The whole of jajecznica na chlebie is decided in a pan over a couple of minutes, and the decision that matters is when to take it off the heat. Butter goes in first, melted but not browned. Beaten eggs, seasoned only with salt and pepper, go in over moderate heat and get stirred and folded gently, not whisked flat, so they set into soft folded curds. They come off while still glossy and a touch underdone, because they keep cooking on the way to the plate. Beside them sits a slice of chleb, dense and buttered, ready to take the soft eggs spooned on top or to scoop them up.

The Polish scramble is a distinct preparation and worth naming precisely. It is not the loose custardy French style cooked low and pulled wet, and it is not the dry American diner crumble either. The default is eggs cooked a little more firmly into soft, distinct curds, in butter or in rendered fat, eaten as a hot breakfast rather than a brunch flourish. The bread is not a garnish under it. A heavy rye gives the plate its base and its structure, the dense crumb a deliberate counterweight to eggs that have almost none.

Both halves can be ruined, and usually by the same impatience. Hold the eggs on the heat too long and they pass from soft curds to a dry grey rubber that squeaks and sucks the moisture out of the bite; pull them too soon and they slump wet and raw across the bread. Underseason and the whole plate goes flat, because eggs need salt applied to them directly to taste of anything. The bread fails in the other direction: a soft white slice disintegrates under the first forkful of hot egg, where a firm rye stays a shelf. Soft eggs on sturdy bread is the whole balance, and it is easy to tip either way.

It is a quiet plate and the senses it offers are small ones. The smell is butter and warm egg, gentle, nothing sharp. The eggs are soft and just set, the curds breaking and coating the tongue, the salt landing first and the pepper a low warmth behind it. Against that the bread does the real work: the rye is dense and faintly sour, the crust chewy, the cold butter on it cutting the richness of the eggs. A scatter of chives drops a thin green sharpness across the top. You eat it slowly with a fork at a kitchen table, scooping eggs onto bread and biting through both, unhurried, first thing.

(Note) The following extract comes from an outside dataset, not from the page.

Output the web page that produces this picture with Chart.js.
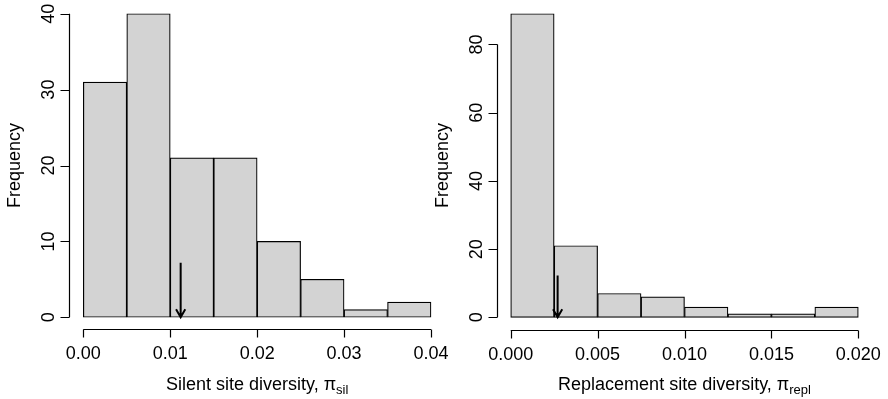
<!DOCTYPE html>
<html lang="en">
<head>
  <meta charset="UTF-8" />
  <title>Silent and replacement site diversity</title>
  <script src="https://cdn.jsdelivr.net/npm/chart.js"></script>
  <style>
    body { margin: 0; background: #fff; }
    #wrap { position: relative; width: 888px; height: 399px; }
    canvas { position: absolute; top: 0; }
    #silentChart { left: 0; }
    #replChart { left: 430px; }
  </style>
</head>
<body>
  <div id="wrap">
    <canvas id="silentChart" width="450" height="399"></canvas>
    <canvas id="replChart" width="458" height="399"></canvas>
  </div>

  <script>
    // left panel: silent site diversity
    const silentEdges = [0, 0.005, 0.01, 0.015, 0.02, 0.025, 0.03, 0.035, 0.04];
    const silentCounts = [31, 40, 21, 21, 10, 5, 1, 2];
    const silentXTicks = [0, 0.01, 0.02, 0.03, 0.04];
    const silentXLabels = ['0.00', '0.01', '0.02', '0.03', '0.04'];
    const silentYTicks = [0, 10, 20, 30, 40];
    const silentArrow = [0.0112, 7.2]; // x, top of arrow

    // right panel: replacement site diversity
    const replEdges = [0, 0.0025, 0.005, 0.0075, 0.01, 0.0125, 0.015, 0.0175, 0.02];
    const replCounts = [89, 21, 7, 6, 3, 1, 1, 3];
    const replXTicks = [0, 0.005, 0.01, 0.015, 0.02];
    const replXLabels = ['0.000', '0.005', '0.010', '0.015', '0.020'];
    const replYTicks = [0, 20, 40, 60, 80];
    const replArrow = [0.0027, 12.3];

    const FONT = '"Liberation Sans", Arial, Helvetica, sans-serif';

    // R-style axes: lines only over the tick range, rotated y labels
    const rAxes = {
      id: 'rAxes',
      afterDraw(chart, args, o) {
        const ctx = chart.ctx;
        const xs = chart.scales.x, ys = chart.scales.y;
        const area = chart.chartArea;
        ctx.save();
        ctx.strokeStyle = '#000';
        ctx.fillStyle = '#000';
        ctx.lineWidth = 1.2;

        // x axis
        const ay = Math.round(area.bottom) + 0.5;
        ctx.beginPath();
        ctx.moveTo(xs.getPixelForValue(o.xTicks[0]), ay);
        ctx.lineTo(xs.getPixelForValue(o.xTicks[o.xTicks.length - 1]), ay);
        o.xTicks.forEach(v => {
          const px = Math.round(xs.getPixelForValue(v)) + 0.5;
          ctx.moveTo(px, ay);
          ctx.lineTo(px, ay + 8);
        });
        ctx.stroke();
        ctx.font = '18px ' + FONT;
        ctx.textAlign = 'center';
        ctx.textBaseline = 'alphabetic';
        o.xTicks.forEach((v, i) => {
          ctx.fillText(o.xLabels[i], xs.getPixelForValue(v), ay + 29.5);
        });

        // y axis
        const ax = Math.round(area.left) + 0.5;
        ctx.beginPath();
        ctx.moveTo(ax, ys.getPixelForValue(o.yTicks[0]));
        ctx.lineTo(ax, ys.getPixelForValue(o.yTicks[o.yTicks.length - 1]));
        o.yTicks.forEach(v => {
          const py = Math.round(ys.getPixelForValue(v)) + 0.5;
          ctx.moveTo(ax, py);
          ctx.lineTo(ax - 9, py);
        });
        ctx.stroke();
        o.yTicks.forEach(v => {
          ctx.save();
          ctx.translate(ax - 16, ys.getPixelForValue(v));
          ctx.rotate(-Math.PI / 2);
          ctx.fillText(String(v), 0, 0);
          ctx.restore();
        });

        // y title
        ctx.save();
        ctx.translate(ax - 49.5, (area.top + area.bottom) / 2);
        ctx.rotate(-Math.PI / 2);
        ctx.fillText('Frequency', 0, 0);
        ctx.restore();

        // x title with subscript
        ctx.textAlign = 'left';
        const main = o.xTitle + 'π';
        const wMain = ctx.measureText(main).width;
        ctx.font = '13px ' + FONT;
        const wSub = ctx.measureText(o.xSub).width;
        let tx = (area.left + area.right) / 2 - (wMain + wSub) / 2;
        ctx.font = '18px ' + FONT;
        ctx.fillText(main, tx, 390);
        ctx.font = '13px ' + FONT;
        ctx.fillText(o.xSub, tx + wMain, 394);

        // arrow marking the mean
        const axp = xs.getPixelForValue(o.arrow[0]);
        const y1 = ys.getPixelForValue(o.arrow[1]);
        const y0 = ys.getPixelForValue(0);
        ctx.lineWidth = 2;
        ctx.beginPath();
        ctx.moveTo(axp, y1);
        ctx.lineTo(axp, y0);
        ctx.moveTo(axp - 4.6, y0 - 8);
        ctx.lineTo(axp, y0);
        ctx.lineTo(axp + 4.6, y0 - 8);
        ctx.stroke();
        ctx.restore();
      }
    };

    function makeHist(id, edges, counts, xTicks, xLabels, yTicks, arrow, xTitle, xSub, pad) {
      const points = counts.map((c, i) => ({ x: (edges[i] + edges[i + 1]) / 2, y: c }));
      const xr = edges[edges.length - 1] - edges[0];
      const ymax = Math.max(...counts);
      return new Chart(document.getElementById(id), {
        type: 'bar',
        data: {
          datasets: [{
            data: points,
            backgroundColor: '#d3d3d3',
            borderColor: '#000',
            borderWidth: 1.2,
            borderSkipped: false,
            barPercentage: 1,
            categoryPercentage: 1
          }]
        },
        options: {
          responsive: false,
          animation: false,
          devicePixelRatio: 1,
          layout: { padding: pad },
          plugins: {
            legend: { display: false },
            tooltip: { enabled: false },
            rAxes: { xTicks, xLabels, yTicks, arrow, xTitle, xSub }
          },
          scales: {
            x: {
              type: 'linear',
              display: false,
              offset: false,
              min: edges[0] - 0.04 * xr,
              max: edges[edges.length - 1] + 0.04 * xr,
              afterBuildTicks: s => { s.ticks = xTicks.map(v => ({ value: v })); }
            },
            y: {
              display: false,
              min: -0.04 * ymax,
              max: ymax * 1.04,
              afterBuildTicks: s => { s.ticks = yTicks.map(v => ({ value: v })); }
            }
          }
        },
        plugins: [rAxes]
      });
    }

    makeHist('silentChart', silentEdges, silentCounts, silentXTicks, silentXLabels, silentYTicks,
      silentArrow, 'Silent site diversity, ', 'sil', { left: 69.4, right: 5.1, top: 1.6, bottom: 69.6 });
    makeHist('replChart', replEdges, replCounts, replXTicks, replXLabels, replYTicks,
      replArrow, 'Replacement site diversity, ', 'repl', { left: 66.8, right: 15.8, top: 1.6, bottom: 69.5 });
  </script>
</body>
</html>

It sits at the center of the Polish śniadanie, the breakfast that is a proper sit-down meal rather than something grabbed standing. A morning table carries bread, butter, cold cuts, cheese, and very often a pan of jajecznica brought to it hot, the one cooked dish among the cold spread. It is home food above all; while hotels drift toward omelettes, the scramble stays the scrambled egg of the Polish house, the thing a parent makes on a weekend morning and serves straight from the pan with the bread already buttered.

Almost all of its variation comes from what joins the eggs in the pan. Rendered bacon, sliced kiełbasa, sauteed onion, or a handful of chopped tomato each make a distinct, separately named breakfast rather than a tweak to this one; jajecznica z kiełbasą, scramble with sausage, is the best loved of them and stands on its own. Even the plain version moves a little: some cooks fold the eggs into large soft sheets, others into small curds, and the fat ranges from all butter to a little lard for a deeper savory note. What holds constant is restraint, good eggs and good bread and not much else.

Three Egg Recipes From 1682

Scrambled eggs eaten with bread are older and more universal than any one country's claim on them, so there is no inventing jajecznica and no first cook to credit. Poland does, however, hold an unusually firm dated record for the dish itself, which most everyday egg breakfasts cannot offer.

Stanisław Czerniecki set down three kinds of jajecznica in Compendium ferculorum, the first cookbook printed in Polish, published in 1682. In the chapter on dairy dishes he gives a simple scramble cracked into a buttered pan and finished with young green onions or chopped parsley, a richer one bound with sweet cream, and a sweet one, jajecznica z winem, scrambled with wine, sugar, and cinnamon. The plain version on the page is recognizably the one still made: eggs, butter, a green allium, restraint.

The same record fixes why the dish carried weight beyond breakfast. Czerniecki's eggs were governed by the church calendar: both the eggs and the butter they were fried in came from animals, so the scramble was forbidden outright through fasting periods and returned to the table when the fast broke. The chives-and-butter plate of a modern Polish morning is the everyday descendant of a dish a 1682 cookbook already treated as worth three recipes and a rule about when to eat it.